As I was walking to the hardware store this morning I passed this telephone wiring interface box. It dawned on me that there must be thousands of miles of mostly unused copper wires buried in sidewalks and hanging on utility poles in this country. It’s a pretty safe bet that most people are engaged in the transition from wired land-line phones to mobile technology. The last time we had an actual landline phone was about 15 years ago, and even then our phone came in as VOIP technology via our coaxial cable internet service.

Our local cable company discontinued traditional cable television service as of the first of the year. Ashland owns a municipal fiber network and the company that operates the network has announced that they will be transitioning from a fiber/cable hybrid system to a fiber-to-the-home service over the next couple of years. (It may be too little too late if the latest 5G and faster wireless technology continues to advance to sufficient bandwidth levels to support home internet.)

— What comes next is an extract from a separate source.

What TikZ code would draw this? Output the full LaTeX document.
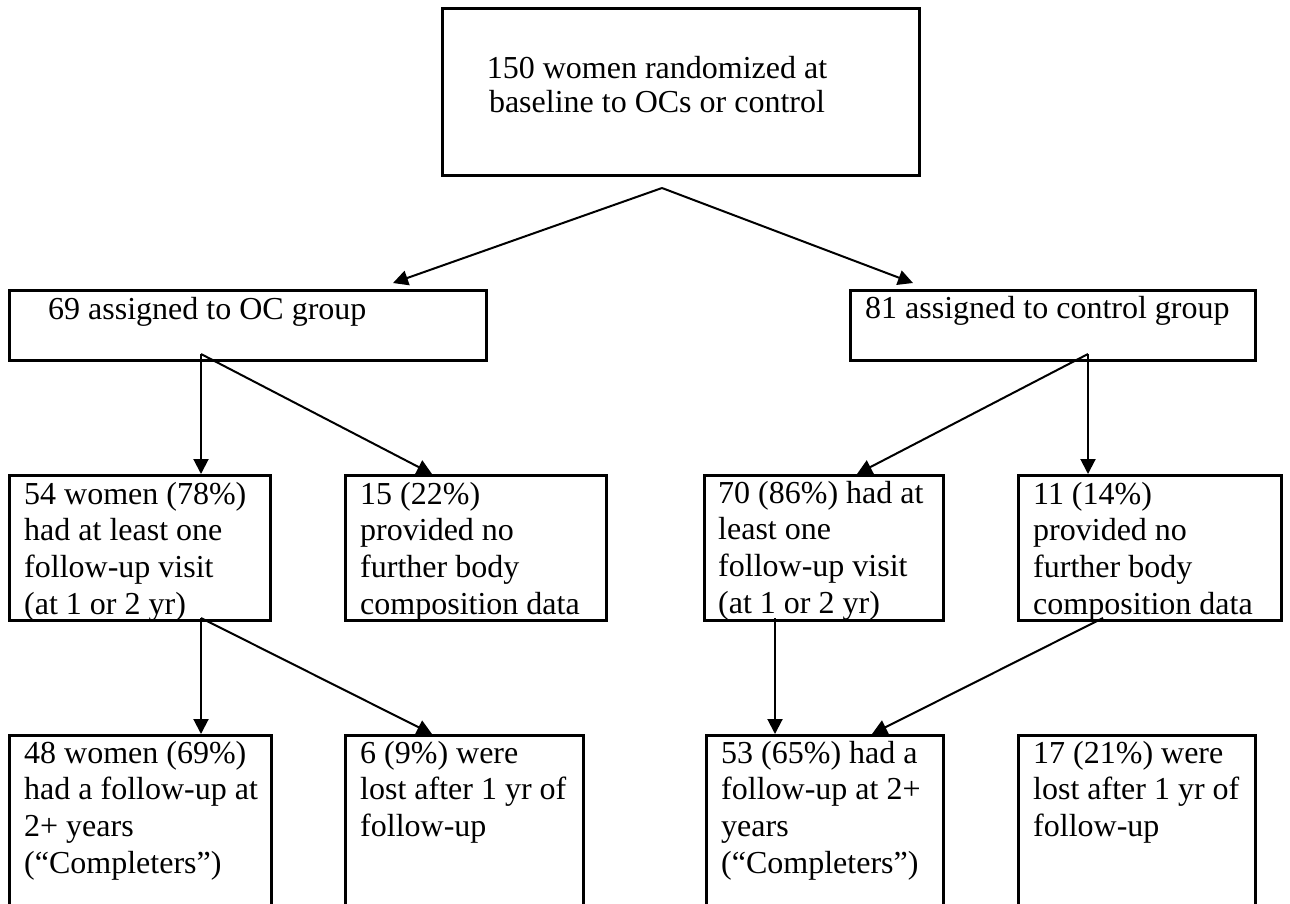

It’s pretty amazing to look back over my life and recognize the advancement in technology since the days when I was in high school. My first introduction to a computer was when students in my typing class were given a few minutes to load punch cards we had manually punched into a terminal in the closet of our classroom that connected with a computer at Lawrence Berkeley Laboratory by a 300 baud modem (we dialed a telephone number of the remote computer and then dropped the handset into a special cradle in the modem). The punch cards ran a program that returned codes that printed a bunch of Xs on a tractor feed printer, producing a poster sized image of Snoopy.